The task: Gather each line containing the string "this" from these entries.

(Entries with chart source code)
--- --- ---

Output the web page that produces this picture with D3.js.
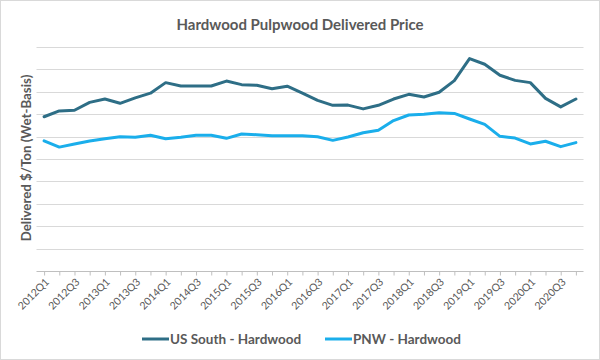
<!DOCTYPE html>
<html><head><meta charset="utf-8">
<script src="https://cdn.jsdelivr.net/npm/d3@7"></script>
<style>
html,body{margin:0;padding:0;background:#fff;}
svg{display:block;}
text{font-family:Lato,"Open Sans",sans-serif;}
</style></head>
<body><svg id="c" width="600" height="360"></svg>
<script>
const quarters = [];
const years = [2012,2013,2014,2015,2016,2017,2018,2019,2020];
years.forEach(y => [1,2,3,4].forEach(q => quarters.push(y + "Q" + q)));
const usSouth = [68.8,71.4,71.7,75.2,76.7,74.8,77.2,79.3,84.0,82.5,82.5,82.5,84.7,83.1,82.8,81.3,82.4,79.3,76.1,73.9,74.0,72.3,73.9,76.7,78.8,77.6,79.7,84.9,94.7,92.2,87.3,85.0,84.0,77.0,73.2,76.7];
const pnw = [58.1,55.3,56.7,58.0,59.0,59.9,59.7,60.6,59.0,59.7,60.6,60.6,59.2,61.1,60.8,60.4,60.4,60.4,59.9,58.3,59.8,61.7,62.8,67.1,69.6,69.9,70.6,70.3,67.8,65.4,60.1,59.3,56.7,57.9,55.5,57.3];
const yTicks = [0,10,20,30,40,50,60,70,80,90,100];
const seriesNames = ["US South - Hardwood","PNW - Hardwood"];
const colors = ["#2E6E86","#1AAEEB"];

const svg = d3.select("#c");
svg.append("rect").attr("x",0.5).attr("y",0.5).attr("width",599).attr("height",359)
  .attr("fill","#fff").attr("stroke","#d9d9d9");

const pL = 36.5, pR = 583.5, pT = 46.7, pB = 271.3;
const x = d3.scalePoint().domain(quarters).range([pL,pR]).padding(0.5);
const y = d3.scaleLinear().domain([0,100]).range([pB,pT]);

// gridlines
svg.append("g").selectAll("line").data(yTicks.slice(1)).join("line")
  .attr("x1",pL).attr("x2",pR)
  .attr("y1",d=>Math.round(y(d))+0.5).attr("y2",d=>Math.round(y(d))+0.5)
  .attr("stroke","#d9d9d9").attr("stroke-width",1);

// x axis
const xAxis = d3.axisBottom(x).tickSize(4)
  .tickFormat((d,i)=> i%2===0 ? d : "");
const gx = svg.append("g").attr("transform",`translate(0,${Math.round(pB)+0.5})`).call(xAxis);
gx.select(".domain").attr("stroke","#bfbfbf").attr("d",`M${pL},0H${pR}`);
gx.selectAll(".tick line").attr("stroke","#bfbfbf");
gx.selectAll(".tick text")
  .attr("fill","#595959").attr("font-size","10.5px")
  .attr("text-anchor","end").attr("dy","0.3em")
  .attr("transform","translate(3,9) rotate(-45)")
  .attr("x",0).attr("y",0);

// lines
const line = d3.line().x((d,i)=>x(quarters[i])).y(d=>y(d));
[usSouth,pnw].forEach((s,k)=>{
  svg.append("path").datum(s).attr("d",line).attr("fill","none")
    .attr("stroke",colors[k]).attr("stroke-width",3).attr("stroke-linejoin","round").attr("stroke-linecap","round");
});

// title
svg.append("text").attr("x",300).attr("y",30).attr("text-anchor","middle")
  .attr("font-size","15px").attr("font-weight","bold").attr("fill","#595959")
  .text("Hardwood Pulpwood Delivered Price");

// y label
svg.append("text").attr("transform","translate(31,158) rotate(-90)")
  .attr("text-anchor","middle").attr("font-size","13.3px").attr("font-weight","bold").attr("fill","#595959")
  .text("Delivered $/Ton (Wet-Basis)");

// legend
const legX = [142,325];
seriesNames.forEach((n,k)=>{
  const g = svg.append("g").attr("transform",`translate(${legX[k]},339)`);
  g.append("line").attr("x1",0).attr("x2",27).attr("y1",0).attr("y2",0)
    .attr("stroke",colors[k]).attr("stroke-width",3);
  g.append("text").attr("x",28).attr("y",0).attr("dy","0.35em")
    .attr("font-size","13.5px").attr("font-weight","bold").attr("fill","#595959").text(n);
});
</script></body></html>
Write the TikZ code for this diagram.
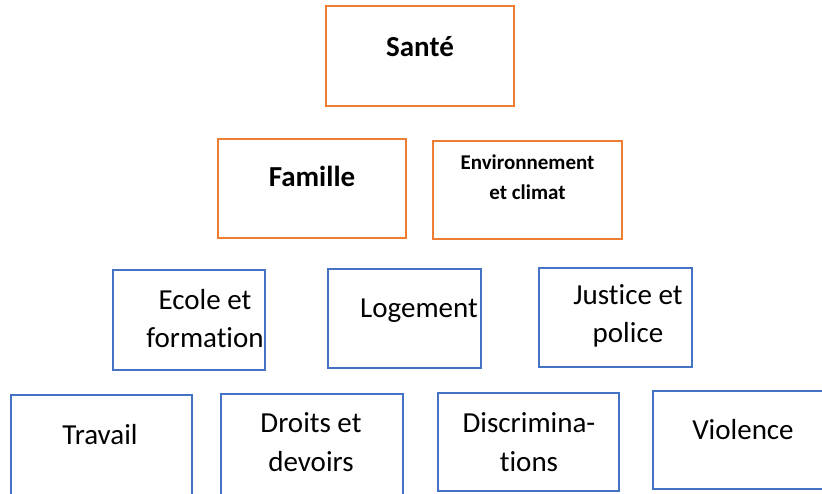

--- --- ---

Expected answer:
Output the web page that produces this picture with D3.js.
Write the TikZ code for this diagram.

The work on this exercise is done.